C’est dans le trajet entre le dossier et le résultat qu’on apprend, il est donc très intéressant de voir l’espace et les directions qu’ont pris les germes plantés dans les dossiers.
On sait que souvent les auteurs se sentent obligés de présenter des dossiers très léchés, mais l’inverse à Brouillon d’un rêve, il faut se lancer ! Mieux vaut poser les bonnes questions que donner les bonnes réponses. D’ailleurs pour la création sonore, qui reste une discipline de l’oralité, on constate qu’il n’y a pas cette culture du dossier, voire qu’on se méfie des dossiers trop peaufinés ou des écritures trop normées. À bon entendeur...

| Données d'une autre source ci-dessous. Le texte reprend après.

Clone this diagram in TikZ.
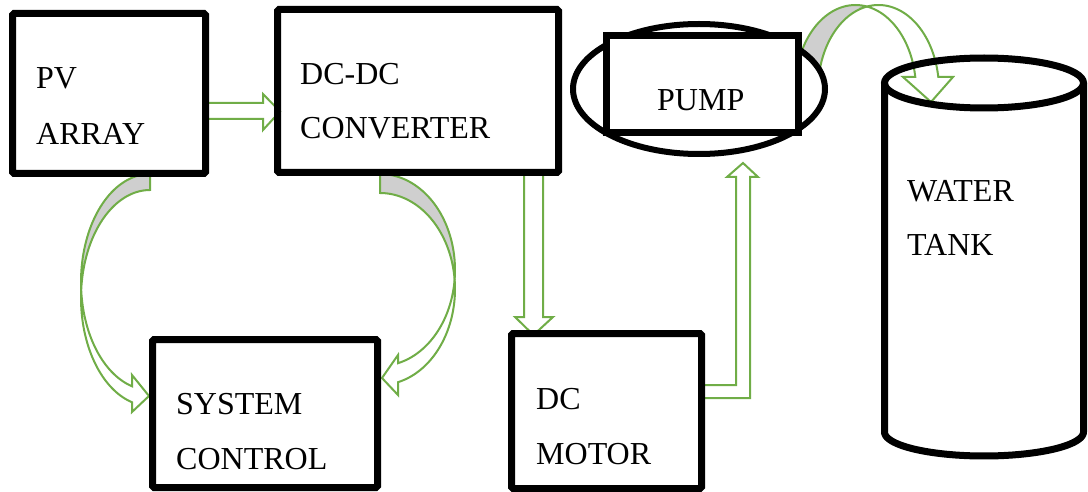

Certaines thématiques sont récurrentes dans les dossiers soumis, comme dans l’air du temps (les migrants, la transmission...). Ne pas hésiter à consulter les dossiers précédemment aidés, ce qui permet de ne pas faire un énième film sur tel ou tel sujet... d’autant plus que rien que pour le documentaire, le jury reçoit près de 700 projets au cours des 6 sessions annuelles. Il faut se distinguer, se démarquer, mettre en évidence l’urgence, la nécessité de son projet en particulier. Le sujet d’ailleurs ne suffit pas, il faut aussi pouvoir mettre en évidence l’expression d’une pensée singulière, d’un geste artistique.
Lecteurs et Jury :
Des membres extérieurs sont invités, ainsi que des auteurs d’autres répertoires que celui à l’étude, dans une volonté de confrontation des cultures et d’ouverture.
Ce ne sont pas des producteurs, des diffuseurs, des éditeurs ni des financeurs mais bien des auteurs qui reçoivent les dossiers. Il s’agit donc de les sensibiliser par une démarche, une façon d’accrocher le réel. Ils liront attentivement chacun des dossiers reçus, et motiveront leur choix, quel qu’il soit.
Paroles d’ancien lecteur : « lecteurs et jurys sont ouverts et bienveillants, ils ne demandent qu’à être étonnés ! ».